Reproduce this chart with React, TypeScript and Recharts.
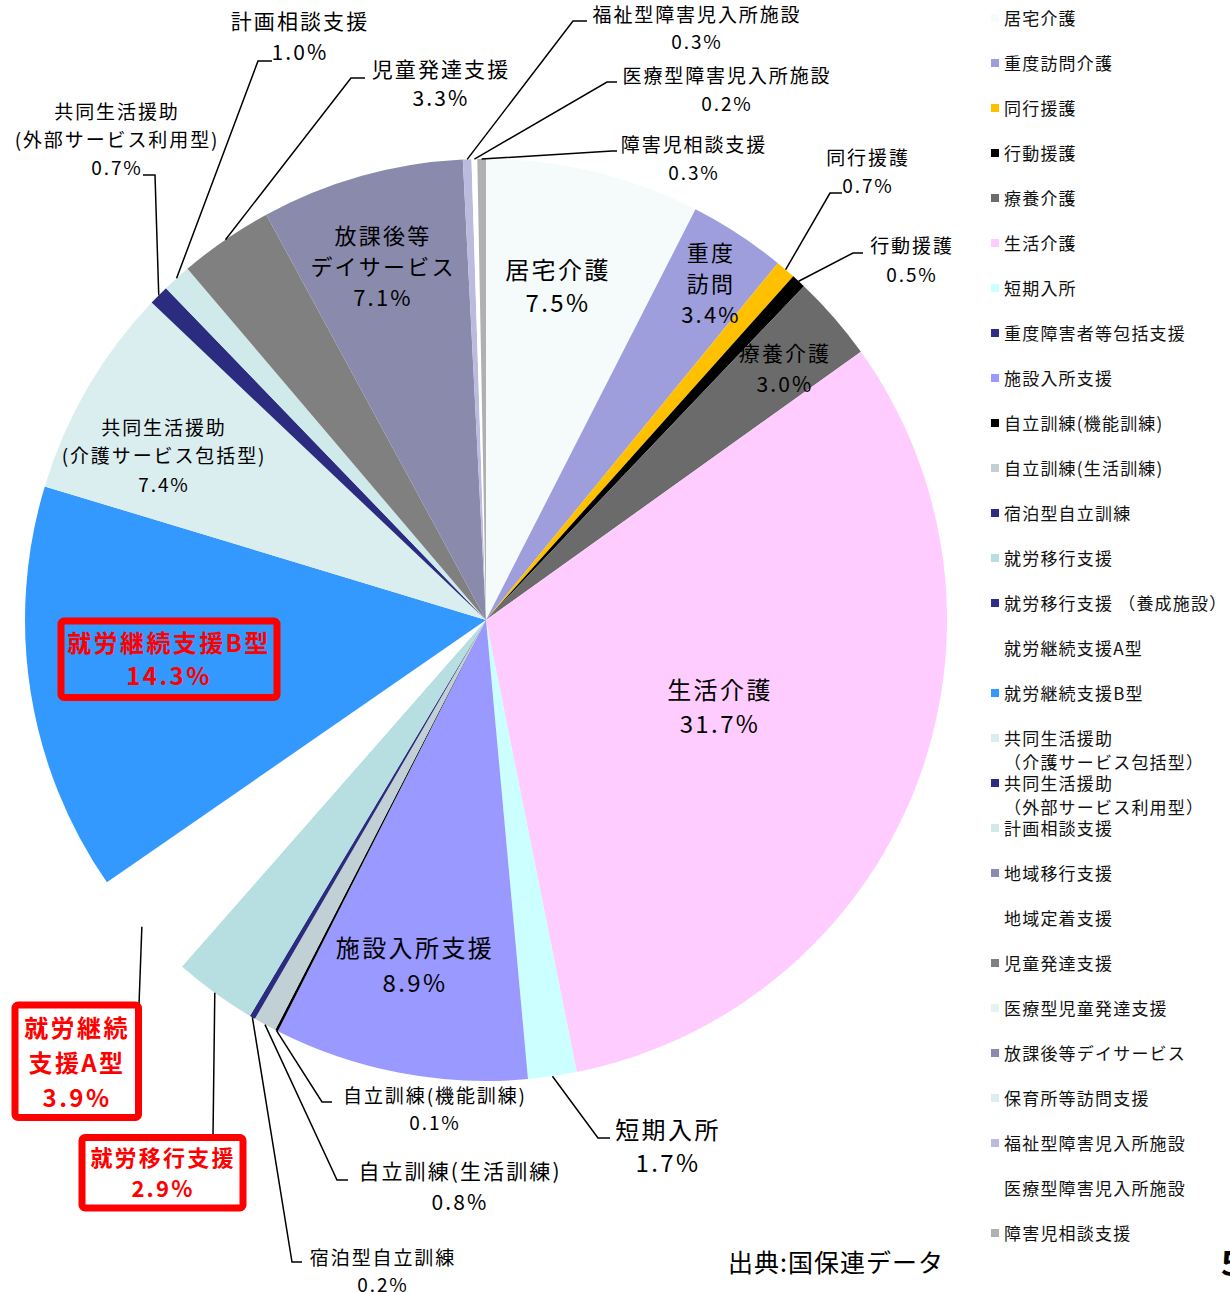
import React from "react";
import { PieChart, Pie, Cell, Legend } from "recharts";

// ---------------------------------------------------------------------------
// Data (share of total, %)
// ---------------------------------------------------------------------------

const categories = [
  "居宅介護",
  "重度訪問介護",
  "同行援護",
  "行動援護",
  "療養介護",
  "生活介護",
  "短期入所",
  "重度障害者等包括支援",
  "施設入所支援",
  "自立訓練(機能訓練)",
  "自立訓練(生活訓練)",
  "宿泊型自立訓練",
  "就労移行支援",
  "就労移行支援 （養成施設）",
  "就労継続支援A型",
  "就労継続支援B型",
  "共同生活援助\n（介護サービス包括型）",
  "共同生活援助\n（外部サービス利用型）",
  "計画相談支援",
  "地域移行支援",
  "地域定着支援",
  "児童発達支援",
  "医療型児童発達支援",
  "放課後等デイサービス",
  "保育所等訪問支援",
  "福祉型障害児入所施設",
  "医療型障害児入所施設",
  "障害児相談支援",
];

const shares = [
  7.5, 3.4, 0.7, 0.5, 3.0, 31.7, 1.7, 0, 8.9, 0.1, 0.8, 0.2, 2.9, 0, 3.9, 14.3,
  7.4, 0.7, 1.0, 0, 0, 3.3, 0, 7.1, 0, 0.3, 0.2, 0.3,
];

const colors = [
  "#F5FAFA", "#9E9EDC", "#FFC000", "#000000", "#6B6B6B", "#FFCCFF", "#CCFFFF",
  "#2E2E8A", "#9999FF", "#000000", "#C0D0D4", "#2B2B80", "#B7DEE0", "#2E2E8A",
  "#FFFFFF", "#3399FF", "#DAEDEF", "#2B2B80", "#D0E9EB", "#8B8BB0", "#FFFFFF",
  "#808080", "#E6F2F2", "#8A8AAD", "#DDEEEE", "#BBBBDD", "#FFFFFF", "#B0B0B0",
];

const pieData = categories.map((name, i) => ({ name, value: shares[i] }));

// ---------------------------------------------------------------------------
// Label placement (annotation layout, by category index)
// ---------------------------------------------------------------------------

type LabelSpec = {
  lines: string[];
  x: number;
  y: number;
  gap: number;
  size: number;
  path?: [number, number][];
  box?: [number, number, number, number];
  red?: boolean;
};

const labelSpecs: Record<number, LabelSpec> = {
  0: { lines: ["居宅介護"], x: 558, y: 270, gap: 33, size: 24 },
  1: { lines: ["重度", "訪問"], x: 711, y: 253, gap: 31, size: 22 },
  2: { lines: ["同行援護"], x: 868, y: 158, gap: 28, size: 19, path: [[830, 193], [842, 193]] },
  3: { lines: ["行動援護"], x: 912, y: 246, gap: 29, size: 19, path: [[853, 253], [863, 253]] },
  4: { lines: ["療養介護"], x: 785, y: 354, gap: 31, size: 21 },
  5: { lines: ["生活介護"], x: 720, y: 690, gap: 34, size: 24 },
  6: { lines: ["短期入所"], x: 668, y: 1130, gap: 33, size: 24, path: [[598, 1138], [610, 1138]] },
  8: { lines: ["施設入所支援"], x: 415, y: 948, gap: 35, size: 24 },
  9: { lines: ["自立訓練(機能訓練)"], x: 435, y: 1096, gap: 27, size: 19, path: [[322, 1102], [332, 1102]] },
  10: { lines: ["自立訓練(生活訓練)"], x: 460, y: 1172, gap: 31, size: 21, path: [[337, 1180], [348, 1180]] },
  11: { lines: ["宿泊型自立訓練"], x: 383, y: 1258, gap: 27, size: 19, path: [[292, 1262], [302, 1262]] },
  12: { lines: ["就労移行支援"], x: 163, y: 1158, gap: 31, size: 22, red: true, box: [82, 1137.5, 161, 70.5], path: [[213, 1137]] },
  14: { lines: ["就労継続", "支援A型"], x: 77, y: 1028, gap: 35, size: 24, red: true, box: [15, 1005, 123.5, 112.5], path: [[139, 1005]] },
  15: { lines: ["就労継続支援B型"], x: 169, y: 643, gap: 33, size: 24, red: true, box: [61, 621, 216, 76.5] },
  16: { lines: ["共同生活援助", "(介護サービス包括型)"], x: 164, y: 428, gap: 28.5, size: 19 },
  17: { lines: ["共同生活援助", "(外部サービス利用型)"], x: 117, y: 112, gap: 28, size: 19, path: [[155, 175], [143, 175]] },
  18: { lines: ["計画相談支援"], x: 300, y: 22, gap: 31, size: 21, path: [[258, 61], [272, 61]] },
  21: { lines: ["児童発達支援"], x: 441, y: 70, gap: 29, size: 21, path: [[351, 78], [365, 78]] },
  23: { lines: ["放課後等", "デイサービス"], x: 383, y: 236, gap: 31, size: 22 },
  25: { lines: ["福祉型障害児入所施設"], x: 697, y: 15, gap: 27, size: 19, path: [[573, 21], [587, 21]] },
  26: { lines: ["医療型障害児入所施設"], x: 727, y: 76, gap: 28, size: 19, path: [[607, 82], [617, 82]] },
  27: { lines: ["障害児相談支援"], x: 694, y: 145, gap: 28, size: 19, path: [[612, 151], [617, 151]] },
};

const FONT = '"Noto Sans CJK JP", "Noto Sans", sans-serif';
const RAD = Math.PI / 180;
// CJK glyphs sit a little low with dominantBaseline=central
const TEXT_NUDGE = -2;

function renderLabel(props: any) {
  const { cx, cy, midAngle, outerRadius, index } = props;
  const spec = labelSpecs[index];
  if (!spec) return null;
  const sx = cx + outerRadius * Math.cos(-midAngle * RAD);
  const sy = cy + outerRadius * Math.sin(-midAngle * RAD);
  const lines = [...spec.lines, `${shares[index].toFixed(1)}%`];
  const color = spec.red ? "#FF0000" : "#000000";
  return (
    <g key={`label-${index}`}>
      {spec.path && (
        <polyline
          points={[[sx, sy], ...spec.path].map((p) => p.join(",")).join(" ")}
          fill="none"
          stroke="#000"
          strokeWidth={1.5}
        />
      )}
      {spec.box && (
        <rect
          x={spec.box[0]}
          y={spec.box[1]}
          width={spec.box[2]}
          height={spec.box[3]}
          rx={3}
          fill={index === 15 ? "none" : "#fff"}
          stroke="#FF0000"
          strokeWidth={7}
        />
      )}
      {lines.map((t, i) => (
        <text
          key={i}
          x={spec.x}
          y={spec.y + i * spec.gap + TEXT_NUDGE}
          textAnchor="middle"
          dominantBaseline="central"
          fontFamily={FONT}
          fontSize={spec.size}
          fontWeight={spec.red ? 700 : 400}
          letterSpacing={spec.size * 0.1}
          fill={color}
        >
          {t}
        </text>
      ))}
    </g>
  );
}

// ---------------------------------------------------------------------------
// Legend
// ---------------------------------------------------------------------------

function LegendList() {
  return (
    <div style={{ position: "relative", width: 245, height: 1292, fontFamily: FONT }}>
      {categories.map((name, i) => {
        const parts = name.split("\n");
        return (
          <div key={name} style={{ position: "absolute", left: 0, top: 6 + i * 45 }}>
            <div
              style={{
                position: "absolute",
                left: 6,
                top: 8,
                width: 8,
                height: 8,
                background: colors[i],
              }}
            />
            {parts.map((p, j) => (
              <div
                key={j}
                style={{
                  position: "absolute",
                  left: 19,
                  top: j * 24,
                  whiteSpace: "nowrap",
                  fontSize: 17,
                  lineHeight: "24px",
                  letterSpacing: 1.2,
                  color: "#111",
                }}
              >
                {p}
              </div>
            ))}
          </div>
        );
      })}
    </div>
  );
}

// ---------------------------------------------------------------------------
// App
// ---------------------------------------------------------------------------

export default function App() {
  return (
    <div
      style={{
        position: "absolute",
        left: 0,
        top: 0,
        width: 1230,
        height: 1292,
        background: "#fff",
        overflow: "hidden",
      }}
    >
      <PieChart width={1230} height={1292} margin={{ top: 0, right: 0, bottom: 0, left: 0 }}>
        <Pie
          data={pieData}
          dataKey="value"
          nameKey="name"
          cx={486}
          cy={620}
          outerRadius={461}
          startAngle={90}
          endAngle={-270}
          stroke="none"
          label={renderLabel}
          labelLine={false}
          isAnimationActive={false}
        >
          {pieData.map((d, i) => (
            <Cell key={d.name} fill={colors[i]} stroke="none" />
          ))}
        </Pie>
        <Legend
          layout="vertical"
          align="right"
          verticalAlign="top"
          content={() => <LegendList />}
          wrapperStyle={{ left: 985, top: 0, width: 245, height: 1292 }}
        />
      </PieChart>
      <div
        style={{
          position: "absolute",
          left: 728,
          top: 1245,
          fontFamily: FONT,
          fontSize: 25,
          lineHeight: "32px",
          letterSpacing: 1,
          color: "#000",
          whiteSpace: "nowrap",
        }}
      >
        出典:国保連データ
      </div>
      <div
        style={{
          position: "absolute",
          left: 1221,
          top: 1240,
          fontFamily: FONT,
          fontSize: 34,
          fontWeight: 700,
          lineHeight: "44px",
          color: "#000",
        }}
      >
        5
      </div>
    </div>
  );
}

--

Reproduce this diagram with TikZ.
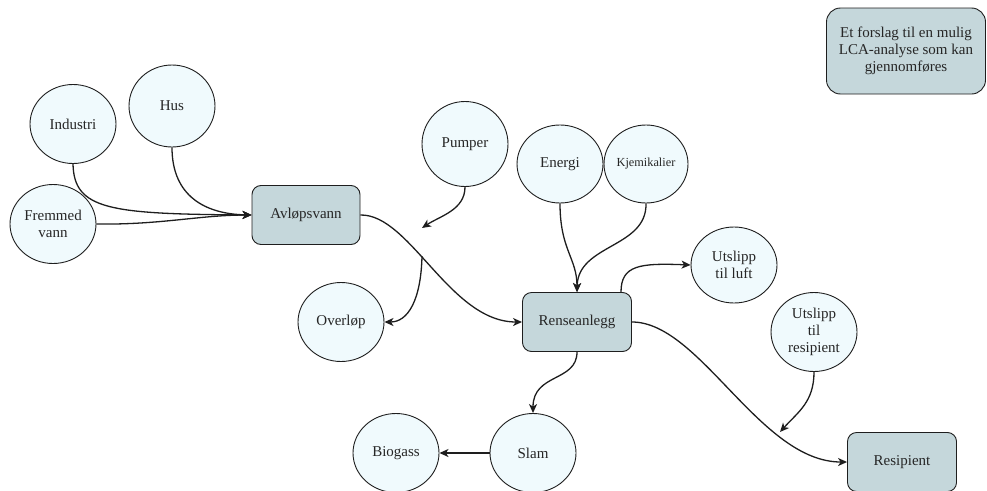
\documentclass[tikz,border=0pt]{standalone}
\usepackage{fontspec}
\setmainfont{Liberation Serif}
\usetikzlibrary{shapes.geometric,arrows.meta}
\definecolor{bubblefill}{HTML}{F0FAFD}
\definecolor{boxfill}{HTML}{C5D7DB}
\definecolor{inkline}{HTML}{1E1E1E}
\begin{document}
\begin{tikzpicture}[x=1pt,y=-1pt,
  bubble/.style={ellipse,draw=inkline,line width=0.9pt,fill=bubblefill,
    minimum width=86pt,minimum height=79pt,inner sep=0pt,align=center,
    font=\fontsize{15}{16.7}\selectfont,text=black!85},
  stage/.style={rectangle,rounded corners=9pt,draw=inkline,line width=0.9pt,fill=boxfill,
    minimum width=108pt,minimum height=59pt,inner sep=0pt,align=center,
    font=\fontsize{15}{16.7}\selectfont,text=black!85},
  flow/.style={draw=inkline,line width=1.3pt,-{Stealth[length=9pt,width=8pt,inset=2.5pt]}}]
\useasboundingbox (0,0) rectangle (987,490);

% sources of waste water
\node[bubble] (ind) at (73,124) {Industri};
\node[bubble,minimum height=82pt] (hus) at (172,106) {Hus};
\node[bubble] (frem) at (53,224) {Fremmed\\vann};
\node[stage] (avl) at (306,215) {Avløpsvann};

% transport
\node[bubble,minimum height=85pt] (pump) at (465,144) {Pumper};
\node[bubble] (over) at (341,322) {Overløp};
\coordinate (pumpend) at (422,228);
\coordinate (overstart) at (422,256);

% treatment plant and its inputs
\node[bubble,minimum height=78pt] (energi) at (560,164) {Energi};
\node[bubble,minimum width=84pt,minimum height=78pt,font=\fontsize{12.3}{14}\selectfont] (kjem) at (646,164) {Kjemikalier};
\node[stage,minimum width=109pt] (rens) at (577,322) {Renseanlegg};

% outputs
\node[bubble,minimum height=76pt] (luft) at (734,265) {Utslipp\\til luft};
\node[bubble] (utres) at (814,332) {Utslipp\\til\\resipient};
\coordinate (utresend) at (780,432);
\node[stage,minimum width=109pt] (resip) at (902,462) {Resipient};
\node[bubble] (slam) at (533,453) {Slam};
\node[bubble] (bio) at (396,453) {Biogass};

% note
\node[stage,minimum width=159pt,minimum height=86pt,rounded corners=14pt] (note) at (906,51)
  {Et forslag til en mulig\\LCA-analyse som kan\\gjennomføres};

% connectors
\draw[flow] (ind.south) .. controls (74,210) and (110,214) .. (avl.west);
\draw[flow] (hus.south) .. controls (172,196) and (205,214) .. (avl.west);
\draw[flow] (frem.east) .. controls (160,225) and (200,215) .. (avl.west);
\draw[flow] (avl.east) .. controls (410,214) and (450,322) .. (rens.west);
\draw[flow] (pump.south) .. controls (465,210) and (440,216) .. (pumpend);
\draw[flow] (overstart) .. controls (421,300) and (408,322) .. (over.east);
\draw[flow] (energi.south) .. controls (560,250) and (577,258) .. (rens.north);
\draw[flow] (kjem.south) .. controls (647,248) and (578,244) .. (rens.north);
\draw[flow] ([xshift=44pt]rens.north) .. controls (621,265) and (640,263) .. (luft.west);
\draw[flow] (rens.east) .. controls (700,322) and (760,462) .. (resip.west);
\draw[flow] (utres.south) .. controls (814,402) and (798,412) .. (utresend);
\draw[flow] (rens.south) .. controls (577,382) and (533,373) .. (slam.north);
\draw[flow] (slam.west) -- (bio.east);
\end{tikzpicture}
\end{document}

==

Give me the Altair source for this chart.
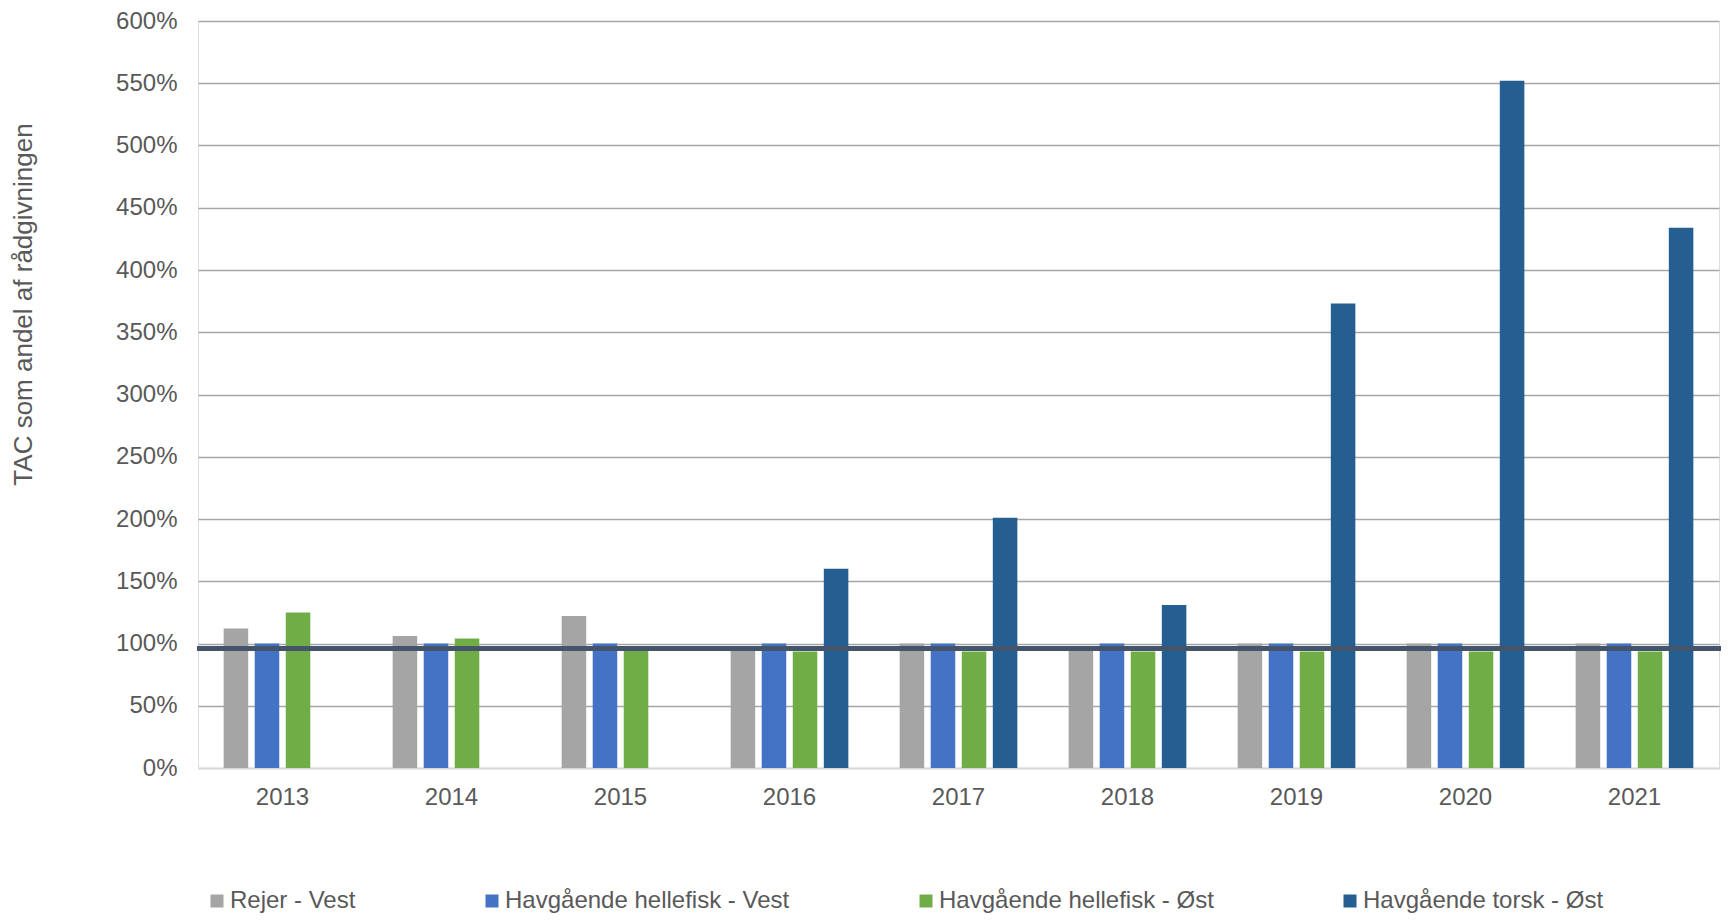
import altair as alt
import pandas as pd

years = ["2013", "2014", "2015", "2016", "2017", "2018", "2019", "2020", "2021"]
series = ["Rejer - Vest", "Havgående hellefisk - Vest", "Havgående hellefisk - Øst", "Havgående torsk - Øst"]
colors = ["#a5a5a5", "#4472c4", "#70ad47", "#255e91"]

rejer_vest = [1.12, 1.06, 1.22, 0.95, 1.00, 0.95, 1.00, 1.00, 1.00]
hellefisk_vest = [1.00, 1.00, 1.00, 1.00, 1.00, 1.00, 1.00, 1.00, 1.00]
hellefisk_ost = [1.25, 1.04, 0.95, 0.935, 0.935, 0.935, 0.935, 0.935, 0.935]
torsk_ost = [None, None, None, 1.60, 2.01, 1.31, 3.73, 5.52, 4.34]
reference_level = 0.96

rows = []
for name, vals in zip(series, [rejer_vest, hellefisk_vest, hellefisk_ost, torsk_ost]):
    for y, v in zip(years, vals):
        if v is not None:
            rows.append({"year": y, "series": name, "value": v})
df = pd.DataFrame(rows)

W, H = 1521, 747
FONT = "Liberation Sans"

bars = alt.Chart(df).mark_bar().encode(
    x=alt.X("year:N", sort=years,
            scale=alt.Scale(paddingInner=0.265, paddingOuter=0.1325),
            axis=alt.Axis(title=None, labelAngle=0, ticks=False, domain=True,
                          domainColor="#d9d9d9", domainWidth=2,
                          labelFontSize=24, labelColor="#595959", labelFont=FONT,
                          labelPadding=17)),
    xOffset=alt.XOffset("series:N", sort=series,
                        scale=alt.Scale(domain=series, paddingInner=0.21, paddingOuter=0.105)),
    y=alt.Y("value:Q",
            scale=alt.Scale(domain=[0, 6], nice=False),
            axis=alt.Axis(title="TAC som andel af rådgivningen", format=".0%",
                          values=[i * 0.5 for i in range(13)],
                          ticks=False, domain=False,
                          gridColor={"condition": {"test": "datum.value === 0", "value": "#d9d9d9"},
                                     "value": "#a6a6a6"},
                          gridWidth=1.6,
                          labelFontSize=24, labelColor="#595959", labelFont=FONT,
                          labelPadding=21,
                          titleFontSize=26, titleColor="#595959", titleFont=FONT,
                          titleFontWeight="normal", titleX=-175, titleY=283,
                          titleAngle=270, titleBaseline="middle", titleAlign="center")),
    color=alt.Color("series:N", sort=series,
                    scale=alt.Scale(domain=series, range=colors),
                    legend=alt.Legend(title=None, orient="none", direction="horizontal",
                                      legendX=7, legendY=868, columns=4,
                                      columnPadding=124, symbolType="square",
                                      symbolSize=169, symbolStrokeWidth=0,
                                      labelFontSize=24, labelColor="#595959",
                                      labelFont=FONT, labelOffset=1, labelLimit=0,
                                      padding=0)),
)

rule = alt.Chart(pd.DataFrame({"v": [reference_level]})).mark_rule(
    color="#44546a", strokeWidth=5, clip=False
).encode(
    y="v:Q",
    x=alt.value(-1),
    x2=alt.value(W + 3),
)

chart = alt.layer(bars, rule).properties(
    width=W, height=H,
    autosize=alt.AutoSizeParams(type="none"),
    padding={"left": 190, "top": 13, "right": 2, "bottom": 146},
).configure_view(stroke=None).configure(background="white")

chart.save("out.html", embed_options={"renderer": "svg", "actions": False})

→ WHAT TO DO
From the listing above, repeat only the lines between the line containing "Give me the Altair source for this chart." and the line containing "reference_level = 0.96", those two included. Pictures are not part of the copy.

→ EXERCISE SOLUTION
Give me the Altair source for this chart.
import altair as alt
import pandas as pd

years = ["2013", "2014", "2015", "2016", "2017", "2018", "2019", "2020", "2021"]
series = ["Rejer - Vest", "Havgående hellefisk - Vest", "Havgående hellefisk - Øst", "Havgående torsk - Øst"]
colors = ["#a5a5a5", "#4472c4", "#70ad47", "#255e91"]

rejer_vest = [1.12, 1.06, 1.22, 0.95, 1.00, 0.95, 1.00, 1.00, 1.00]
hellefisk_vest = [1.00, 1.00, 1.00, 1.00, 1.00, 1.00, 1.00, 1.00, 1.00]
hellefisk_ost = [1.25, 1.04, 0.95, 0.935, 0.935, 0.935, 0.935, 0.935, 0.935]
torsk_ost = [None, None, None, 1.60, 2.01, 1.31, 3.73, 5.52, 4.34]
reference_level = 0.96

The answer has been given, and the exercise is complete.